# Paypal return variables ????



## b72077 (Nov 25, 2007)

My site is set up to charge for a username/password using paypal. Paypal supports automatic verify but I have to write the script to accept variables they post back to the site. Also, paypal doesn't seem to return to my pages at all, just a cliff. Anyone know about this, or suggestions?


----------



## Redcore (Aug 14, 2007)

http://www.paypaltech.com/SG2/

Best thing to do is have the IPN script add the information to a MySQL database. This site provides a good template IPN script that will do everything you want - once you're comfortable with what you're looking at, you can always modify/rewrite how you'd like things to work out.

Wherever you put the script, you have to tell PayPal where it is at so it can post the information to the script on your server.

Let me know if you have any questions!


----------



## b72077 (Nov 25, 2007)

Thanks for reply. I'll look into it.


----------



## Redcore (Aug 14, 2007)

I realize that it looks like it's a big project to look into and you may be not be excited to dive into it...but once you get the code you need and take a peek, you'll see how simple it is - especially since you seem to be experienced.

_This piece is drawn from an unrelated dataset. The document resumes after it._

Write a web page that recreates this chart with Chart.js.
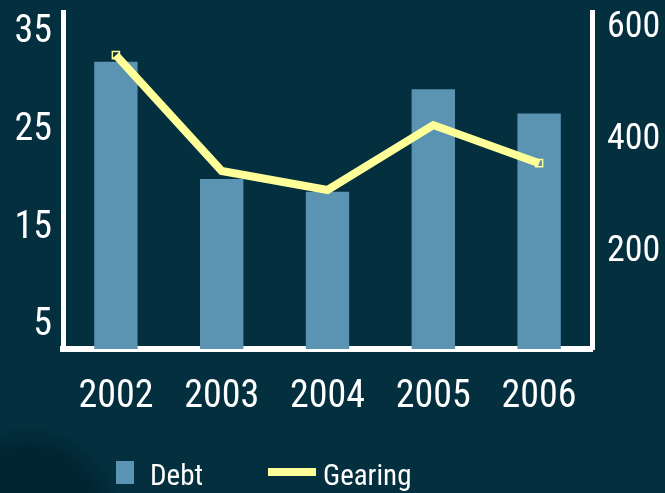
<!DOCTYPE html>
<html>
<head>
<meta charset="utf-8">
<script src="https://cdn.jsdelivr.net/npm/chart.js@4"></script>
<style>
html,body{margin:0;padding:0;}
body{width:665px;height:493px;overflow:hidden;position:relative;
background:radial-gradient(circle at 28px 520px, #012532 0px, #012532 70px, #032f3e 95px, #032f3e 100%);}
#wrap{position:absolute;left:0;top:0;width:665px;height:493px;}
#legend{position:absolute;left:0;top:0;width:665px;height:493px;pointer-events:none;
font-family:"Roboto Condensed","Liberation Sans",sans-serif;color:#fff;font-size:29px;}
.sw{position:absolute;}
.lt{position:absolute;line-height:1;}
</style>
</head>
<body>
<div id="wrap"><canvas id="c" width="665" height="493"></canvas></div>
<div id="legend">
  <div class="sw" style="left:116px;top:461px;width:18px;height:23px;background:#5b93b2;"></div>
  <div class="lt" style="left:150px;top:461px;">Debt</div>
  <div class="sw" style="left:268px;top:468px;width:48px;height:8px;background:#ffff99;"></div>
  <div class="lt" style="left:323px;top:461px;">Gearing</div>
</div>
<script>
const categories = ["2002","2003","2004","2005","2006"];
const debt = [31.4, 19.4, 18.1, 28.6, 26.1];
const gearing = [547, 340, 306, 422, 354];
const leftTicks = [5, 15, 25, 35];
const rightTicks = [200, 400, 600];

const FONT = '"Roboto Condensed","Liberation Sans",sans-serif';

new Chart(document.getElementById('c'), {
  data: {
    labels: categories,
    datasets: [
      {
        type: 'line', label: 'Gearing', data: gearing, yAxisID: 'yR',
        borderColor: '#ffff99', backgroundColor: 'rgba(0,0,0,0)', borderWidth: 8,
        pointStyle: 'rect', pointRadius: [5,0,0,0,5], pointBorderColor: '#ffff99',
        pointBorderWidth: 1.5, pointBackgroundColor: 'rgba(0,0,0,0)',
        tension: 0, order: 0
      },
      {
        type: 'bar', label: 'Debt', data: debt, yAxisID: 'yL',
        backgroundColor: '#5b93b2', borderWidth: 0,
        barPercentage: 0.41, categoryPercentage: 1.0, order: 1
      }
    ]
  },
  options: {
    responsive: false, animation: false,
    layout: { padding: { top: 12, left: 0, right: 0, bottom: 0 } },
    plugins: { legend: { display: false }, tooltip: { enabled: false } },
    scales: {
      x: {
        offset: true,
        grid: { display: false, drawTicks: false },
        border: { display: true, color: '#ffffff', width: 6 },
        ticks: { color: '#ffffff', font: { family: FONT, size: 38 }, padding: 26, maxRotation: 0 },
        afterFit: s => { s.height = 144; s.paddingLeft = 0; s.paddingRight = 0; }
      },
      yL: {
        position: 'left', min: 2, max: 36.5,
        grid: { display: false, drawTicks: false },
        border: { display: true, color: '#ffffff', width: 5 },
        afterBuildTicks: s => { s.ticks = leftTicks.map(v => ({ value: v })); },
        ticks: { color: '#ffffff', font: { family: FONT, size: 38 }, padding: 11, labelOffset: 6 },
        afterFit: s => { s.width = 63; s.paddingTop = 0; s.paddingBottom = 0; }
      },
      yR: {
        position: 'right', min: 22, max: 624,
        grid: { display: false, drawTicks: false },
        border: { display: true, color: '#ffffff', width: 5 },
        afterBuildTicks: s => { s.ticks = rightTicks.map(v => ({ value: v })); },
        ticks: { color: '#ffffff', font: { family: FONT, size: 36 }, padding: 15, labelOffset: 3 },
        afterFit: s => { s.width = 73; s.paddingTop = 0; s.paddingBottom = 0; }
      }
    }
  }
});
</script>
</body>
</html>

PayPal's documentation is lacking though...I think that was the most frustrating thing before I found this site...but once I did, it was a snap to get where I wanted.


----------



## b72077 (Nov 25, 2007)

OK. I've got the ipn database on my server now. I have the php file uploaded for the return variables. How do I point paypal back to that file? Do I need to recreate the button?


----------



## Redcore (Aug 14, 2007)

You have to tell Paypal that in Paypal's control panel. I couldn't tell you where it is at these days - it's been awhile since I've dug around in there...and I don't have my user/pass on hand to take a look. I think you MIGHT have to have a merchant account for it to work...


----------